In the lines below, output everything from the first line through the line containing "400, 450, 500];" exactly as it is. Pictures are not part of the output.
──────────────────────────────
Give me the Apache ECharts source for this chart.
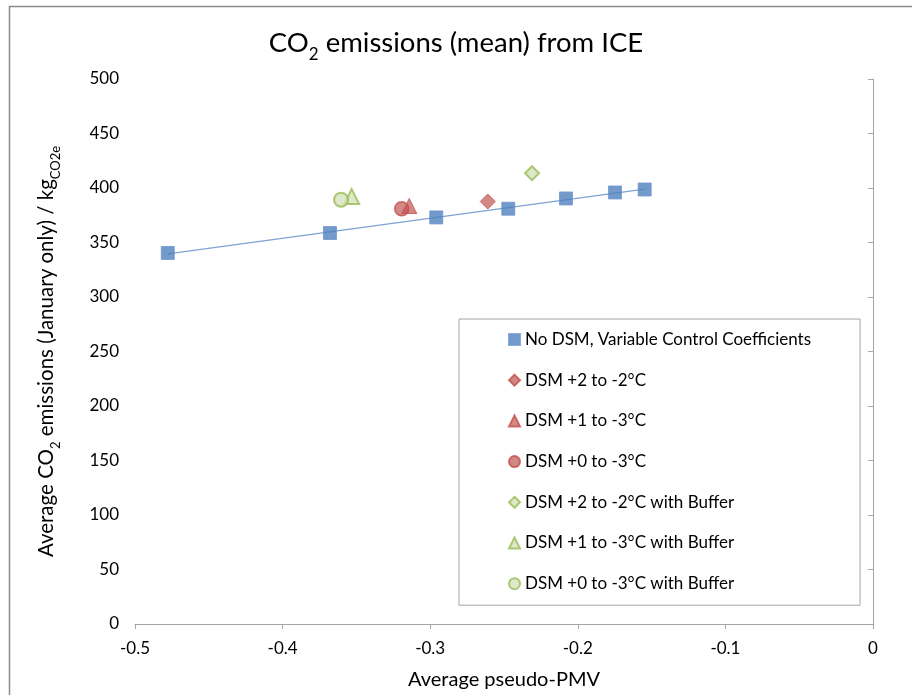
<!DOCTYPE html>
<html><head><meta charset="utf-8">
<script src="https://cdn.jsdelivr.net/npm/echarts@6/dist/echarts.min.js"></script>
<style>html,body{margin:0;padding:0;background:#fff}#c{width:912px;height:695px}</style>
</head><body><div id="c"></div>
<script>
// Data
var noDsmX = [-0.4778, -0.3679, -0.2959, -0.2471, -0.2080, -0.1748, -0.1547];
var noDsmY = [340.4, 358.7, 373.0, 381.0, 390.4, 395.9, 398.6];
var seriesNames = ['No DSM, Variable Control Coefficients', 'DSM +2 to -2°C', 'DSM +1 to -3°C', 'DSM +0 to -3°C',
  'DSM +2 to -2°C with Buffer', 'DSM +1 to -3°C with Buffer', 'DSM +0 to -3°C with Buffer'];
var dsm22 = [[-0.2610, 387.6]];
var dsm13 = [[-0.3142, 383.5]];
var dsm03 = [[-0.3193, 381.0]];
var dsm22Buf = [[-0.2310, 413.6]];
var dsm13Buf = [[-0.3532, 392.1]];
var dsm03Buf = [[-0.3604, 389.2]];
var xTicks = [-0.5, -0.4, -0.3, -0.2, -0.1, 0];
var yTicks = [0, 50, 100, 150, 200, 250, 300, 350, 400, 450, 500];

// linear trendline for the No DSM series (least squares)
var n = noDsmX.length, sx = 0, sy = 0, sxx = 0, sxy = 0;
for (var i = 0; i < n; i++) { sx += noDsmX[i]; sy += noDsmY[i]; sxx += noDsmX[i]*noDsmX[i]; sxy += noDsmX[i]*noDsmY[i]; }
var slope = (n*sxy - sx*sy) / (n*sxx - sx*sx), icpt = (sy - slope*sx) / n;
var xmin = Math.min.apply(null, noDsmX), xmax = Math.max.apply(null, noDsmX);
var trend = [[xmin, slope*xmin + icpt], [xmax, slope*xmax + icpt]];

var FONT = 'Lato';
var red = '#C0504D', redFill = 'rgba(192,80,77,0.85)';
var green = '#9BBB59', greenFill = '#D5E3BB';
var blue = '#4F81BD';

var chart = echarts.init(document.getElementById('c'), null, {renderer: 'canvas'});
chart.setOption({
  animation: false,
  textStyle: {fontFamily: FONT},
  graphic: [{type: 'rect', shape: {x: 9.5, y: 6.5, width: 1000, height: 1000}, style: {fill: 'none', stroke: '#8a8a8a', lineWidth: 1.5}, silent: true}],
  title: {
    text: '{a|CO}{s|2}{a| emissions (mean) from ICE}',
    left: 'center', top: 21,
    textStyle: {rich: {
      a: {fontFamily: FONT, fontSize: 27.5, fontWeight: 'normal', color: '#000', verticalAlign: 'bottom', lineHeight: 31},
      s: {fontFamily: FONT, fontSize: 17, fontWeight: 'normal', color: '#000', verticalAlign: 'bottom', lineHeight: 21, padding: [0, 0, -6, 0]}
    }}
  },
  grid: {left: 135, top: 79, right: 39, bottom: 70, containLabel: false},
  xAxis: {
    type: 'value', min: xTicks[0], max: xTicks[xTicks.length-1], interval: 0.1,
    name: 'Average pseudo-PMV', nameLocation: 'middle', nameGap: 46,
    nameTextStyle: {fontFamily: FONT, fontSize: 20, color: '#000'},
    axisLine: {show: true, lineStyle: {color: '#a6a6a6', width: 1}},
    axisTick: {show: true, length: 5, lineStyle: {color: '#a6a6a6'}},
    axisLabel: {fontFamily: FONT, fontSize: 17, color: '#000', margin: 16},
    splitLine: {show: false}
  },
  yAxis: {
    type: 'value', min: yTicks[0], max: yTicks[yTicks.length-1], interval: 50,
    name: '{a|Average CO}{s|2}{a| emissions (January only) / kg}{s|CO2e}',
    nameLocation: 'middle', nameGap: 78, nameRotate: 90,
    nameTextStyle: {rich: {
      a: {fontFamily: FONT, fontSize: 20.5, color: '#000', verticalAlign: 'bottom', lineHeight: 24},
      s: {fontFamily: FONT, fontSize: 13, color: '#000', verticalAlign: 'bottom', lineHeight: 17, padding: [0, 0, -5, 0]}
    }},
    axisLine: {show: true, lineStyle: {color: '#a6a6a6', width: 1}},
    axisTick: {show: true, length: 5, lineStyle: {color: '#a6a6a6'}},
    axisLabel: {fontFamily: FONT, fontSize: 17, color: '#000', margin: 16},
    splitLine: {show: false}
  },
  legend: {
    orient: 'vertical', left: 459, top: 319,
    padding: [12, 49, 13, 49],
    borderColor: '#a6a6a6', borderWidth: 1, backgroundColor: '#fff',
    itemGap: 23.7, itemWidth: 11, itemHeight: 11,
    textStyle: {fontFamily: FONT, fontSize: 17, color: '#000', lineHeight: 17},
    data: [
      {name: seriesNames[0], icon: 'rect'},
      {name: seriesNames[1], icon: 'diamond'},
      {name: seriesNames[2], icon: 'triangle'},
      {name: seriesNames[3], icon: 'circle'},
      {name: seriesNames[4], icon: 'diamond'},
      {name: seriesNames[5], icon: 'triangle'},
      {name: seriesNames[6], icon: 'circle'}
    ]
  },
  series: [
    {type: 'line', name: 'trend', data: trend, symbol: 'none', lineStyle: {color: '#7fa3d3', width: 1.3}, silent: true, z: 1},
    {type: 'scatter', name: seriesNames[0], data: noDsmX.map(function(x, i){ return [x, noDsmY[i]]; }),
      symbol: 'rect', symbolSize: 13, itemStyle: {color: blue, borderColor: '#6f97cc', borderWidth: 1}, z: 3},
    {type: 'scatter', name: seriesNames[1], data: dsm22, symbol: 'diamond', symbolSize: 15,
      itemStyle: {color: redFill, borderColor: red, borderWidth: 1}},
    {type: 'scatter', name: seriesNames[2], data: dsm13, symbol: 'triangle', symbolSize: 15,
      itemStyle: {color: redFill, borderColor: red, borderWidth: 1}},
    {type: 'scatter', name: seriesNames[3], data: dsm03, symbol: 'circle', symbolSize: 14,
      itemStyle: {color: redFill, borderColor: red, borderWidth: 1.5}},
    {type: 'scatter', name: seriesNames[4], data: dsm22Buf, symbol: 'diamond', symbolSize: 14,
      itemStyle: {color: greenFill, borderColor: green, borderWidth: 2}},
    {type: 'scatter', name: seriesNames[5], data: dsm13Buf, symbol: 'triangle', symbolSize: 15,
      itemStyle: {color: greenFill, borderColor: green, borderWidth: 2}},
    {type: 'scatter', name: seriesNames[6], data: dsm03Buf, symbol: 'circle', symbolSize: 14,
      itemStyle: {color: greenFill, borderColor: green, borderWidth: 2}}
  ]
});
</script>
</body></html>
──────────────────────────────
Full answer –
Give me the Apache ECharts source for this chart.
<!DOCTYPE html>
<html><head><meta charset="utf-8">
<script src="https://cdn.jsdelivr.net/npm/echarts@6/dist/echarts.min.js"></script>
<style>html,body{margin:0;padding:0;background:#fff}#c{width:912px;height:695px}</style>
</head><body><div id="c"></div>
<script>
// Data
var noDsmX = [-0.4778, -0.3679, -0.2959, -0.2471, -0.2080, -0.1748, -0.1547];
var noDsmY = [340.4, 358.7, 373.0, 381.0, 390.4, 395.9, 398.6];
var seriesNames = ['No DSM, Variable Control Coefficients', 'DSM +2 to -2°C', 'DSM +1 to -3°C', 'DSM +0 to -3°C',
  'DSM +2 to -2°C with Buffer', 'DSM +1 to -3°C with Buffer', 'DSM +0 to -3°C with Buffer'];
var dsm22 = [[-0.2610, 387.6]];
var dsm13 = [[-0.3142, 383.5]];
var dsm03 = [[-0.3193, 381.0]];
var dsm22Buf = [[-0.2310, 413.6]];
var dsm13Buf = [[-0.3532, 392.1]];
var dsm03Buf = [[-0.3604, 389.2]];
var xTicks = [-0.5, -0.4, -0.3, -0.2, -0.1, 0];
var yTicks = [0, 50, 100, 150, 200, 250, 300, 350, 400, 450, 500];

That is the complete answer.